The ice is warmer than the melting point of seawater - when the ice heats up in the summer, the heat conducts down to the base where it melts - the fresher water in the ice mixing with the saltier water below and melting. The simplified thermodynamics are described below. In the real world, the dynamics of melting at the base of the ice are really complicated, particularly as the fresher warmer melt insulates the base of the ice from the higher salinity water below
Consider the surface of the ice is at 0 °C during the summer, and the base of the ice at -1.8°C. The ice has a temperature gradient; the middle of the ice is at -0.9°C. The heat conducts down from the surface. The rate of bottom melt depends on the conductivity of the ice, the thickness, and the transfer of heat to the seawater (assuming it's held at a constant salinity and temp). Thin ice has more bottom melt as it has to conduct heat less far. If the surface of the ice has no surface melting and is held at 0°C, all the ice would still melt out from the bottom melt.
When the temperature at the surface falls to, say, -5°C, the heat from the ice middle at -0.9°C transfers upwards and downwards and cools until it reaches -3.4°C.
Ditto thanks for that explanation Rox. Describing the fact that as the ASI (on average) gets thinner, the required temperature to melt ASI (on average) shifts to a lower threshold illuminates a new perspective in my dim mind.
A 0.5C (pick any number you like) lowering of the average melt temperature threshold (e.g. from ice melting at -1.8C instead of having to reach -1.3C to cause melting) would have the same effect as a +0.5C rise in Arctic Ocean water/surface air temperatures would have had if the ASI had remained the same.
With the combination of a warming Arctic
AND thinning sea ice, the two trends combine to cause melt at a rate greater than either effect (thinning, temperature rise) would have alone.
Is this logic correct?
Nothing new in saying that as the ASI thins it is less resistant to melt. But your explanation of the energy transfer change for thinner ice highlights this double whammy concept.
I guess there's nothing new in that either, except to my brain it highlights how the ASI is in peril from essentially getting hit from two forcings at once as both trends continue on their respective trajectories.
This perspective also brings insight into Peter Wadham's "Just goes Poof" description of the end-game scenario. It seems that the effect of thinning on the melt temperature threshold is relatively minor and very slowly incremental as the ice transitions from 2.0 meter to 1.5 to 1.0 to 0.5 M. As as the ice is >0.5 M thickness it is the continuation and gradual increase of elevated Arctic temperatures that drive the change in the ASI statistics (Extent, Area, Thickness, Volume). While extremely rapid in a geo-paleoclimatic frame of reference, from the perspective of an ASIF fan watching from the cheap seats, it progresses relatively slowly from year to year.
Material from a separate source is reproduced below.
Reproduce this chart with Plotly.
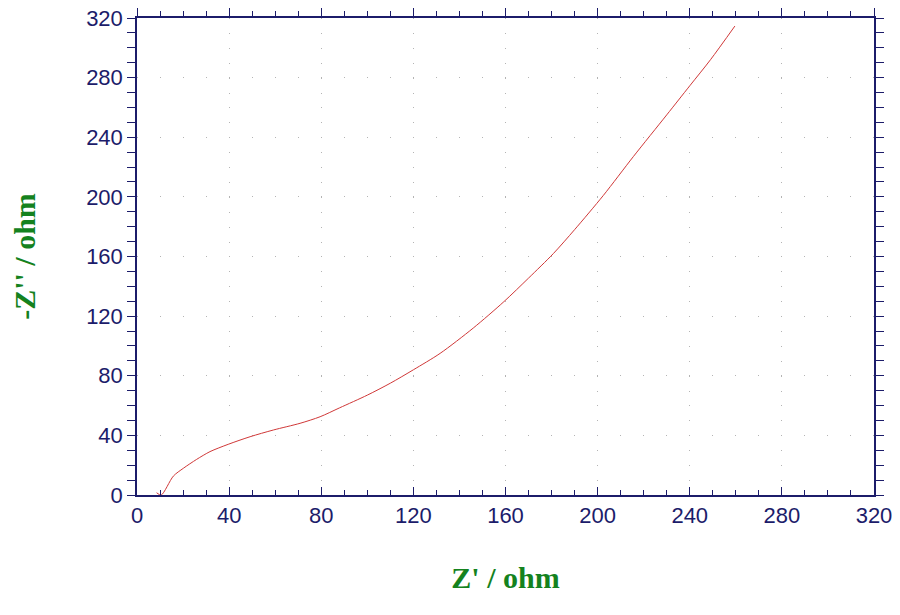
import plotly.graph_objects as go

# Nyquist data
z_real = [8.5, 10.5, 15.8, 20.1, 25.9, 31.7, 39.6, 49.1, 59.2, 70.8, 79.5,
          88.0, 100.0, 110.0, 120.0, 131.6, 146.0, 159.3, 170.0, 180.8, 190.0,
          202.5, 215.5, 230.0, 240.0, 249.0, 259.6]
z_imag = [1.5, 0.0, 12.7, 17.9, 23.9, 29.1, 34.0, 39.1, 43.6, 48.1, 52.5,
          58.5, 67.0, 75.0, 84.0, 95.0, 112.0, 129.7, 145.5, 162.0, 178.0,
          201.0, 227.0, 255.0, 274.5, 292.0, 314.6]

tick_vals = [0, 40, 80, 120, 160, 200, 240, 280, 320]

NAVY = "#1c1c6a"
GREEN = "#14821e"
GRID = "#b4b4b4"

fig = go.Figure()
fig.add_trace(go.Scatter(x=z_real, y=z_imag, mode="lines",
                         line=dict(color="#d03838", width=1, shape="spline", smoothing=0.8),
                         showlegend=False, hoverinfo="x+y"))
# dummy trace to bring up the top axis
fig.add_trace(go.Scatter(x=[None], y=[None], xaxis="x2", showlegend=False))

tick_font = dict(family="Liberation Sans, Arial", size=22, color=NAVY)
title_font = dict(family="Liberation Serif, Times New Roman", size=30, color=GREEN)

# page body has an 8px margin, so the figure is shrunk by that much
fig.update_layout(
    width=892, height=607,
    margin=dict(l=129, r=26, t=10, b=120, autoexpand=False),
    paper_bgcolor="white", plot_bgcolor="white",
    xaxis=dict(
        range=[0, 320], tickvals=tick_vals, tickfont=tick_font, automargin=False,
        ticklabeloverflow="allow",
        ticks="inside", ticklen=8, tickwidth=1, tickcolor=NAVY,
        minor=dict(dtick=10, tick0=0, ticks="inside", ticklen=5, tickcolor=NAVY, showgrid=False),
        showline=True, linecolor=NAVY, linewidth=1.5,
        showgrid=True, gridcolor=GRID, gridwidth=1, griddash="1px,13.9px",
        zeroline=False,
        title=dict(text="<b>Z' / ohm</b>", font=title_font, standoff=40),
    ),
    xaxis2=dict(
        range=[0, 320], overlaying="x", side="top", tickvals=tick_vals, automargin=False,
        showticklabels=False, ticks="outside", ticklen=8, tickcolor=NAVY,
        minor=dict(dtick=10, tick0=0, ticks="outside", ticklen=5, tickcolor=NAVY),
        showline=True, linecolor=NAVY, linewidth=1.5, showgrid=False, zeroline=False,
    ),
    yaxis=dict(
        range=[0, 320], tickvals=tick_vals, tickfont=tick_font, automargin=False,
        ticklabeloverflow="allow",
        ticks="outside", ticklen=8, tickwidth=1, tickcolor=NAVY,
        minor=dict(dtick=10, tick0=0, ticks="outside", ticklen=5, tickcolor=NAVY, showgrid=False),
        showline=True, linecolor=NAVY, linewidth=1.5, mirror="allticks",
        showgrid=True, gridcolor=GRID, gridwidth=1, griddash="1px,22px",
        zeroline=False,
        title=dict(text="<b>-Z'' / ohm</b>", font=title_font, standoff=42),
    ),
)

fig.write_html("out.html")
But another force emerges to accelerate the pace as thickness gets below about 0.5 M. At that late stage the formerly rather insignificant cumulative effects from the decline in melt temperature threshold, the distance heat has to travel through the ice, and in the amount of energy required to melt the remaining thickness (from a combination of the amount of ice in that thickness and its temperature dynamics per unit) will become increasingly more important in determining the ice melt response within a single melt season.
Because of the acceleration provided by those late-stage additional melt rate drivers, the time to go from 2.0 to 1.5 to 1.0 to 0.5M will be on one trajectory, but that final 0.5M, and especially the last 0.25 M, would be on a much steeper and faster trajectory. As a result, removing the final 0.5M will take a lot less time than it took to go from 2.0 to 1.5M average thickness.
Ice scientists have probably shown this in a chart somewhere, but all I could find in a superficial search was one chart that was really about a broader question and just happened to include a few data points showing increased melt rate as ice thinned down to about 0.5M.
Note that in the 1st chart shown below, which is the data source for the 2nd chart, the negative "Growth Rate" in summer = summer Melt rate. The X-axis on the chart is meters of ASI thickness. --- Yes, Virginia, there is a Santa Claus. And at one time he and Mrs. Claus relaxed during the summer on 15 Meter thick ASI. Now they have to live on a houseboat.
Chew on the fact that not that long ago there was 15M thick summer sea ice in the Arctic. And the chart in the Zhang and Rothrock source article has this annotation: "The ice growth rates for ice thicker than 15 m are not plotted." So they had observations for SUMMER Arctic sea ice THICKER than 15 meters! Now there is precious little ASI thicker than 4M.
The 2nd chart just highlights the melt rate for a few of the thinnest ice data points from the 1st chart. The data points in the 2nd chart are from the upper solid line of the 1st chart, the lower dotted and dashed lines in the 1st chart are irrelevant for this discussion.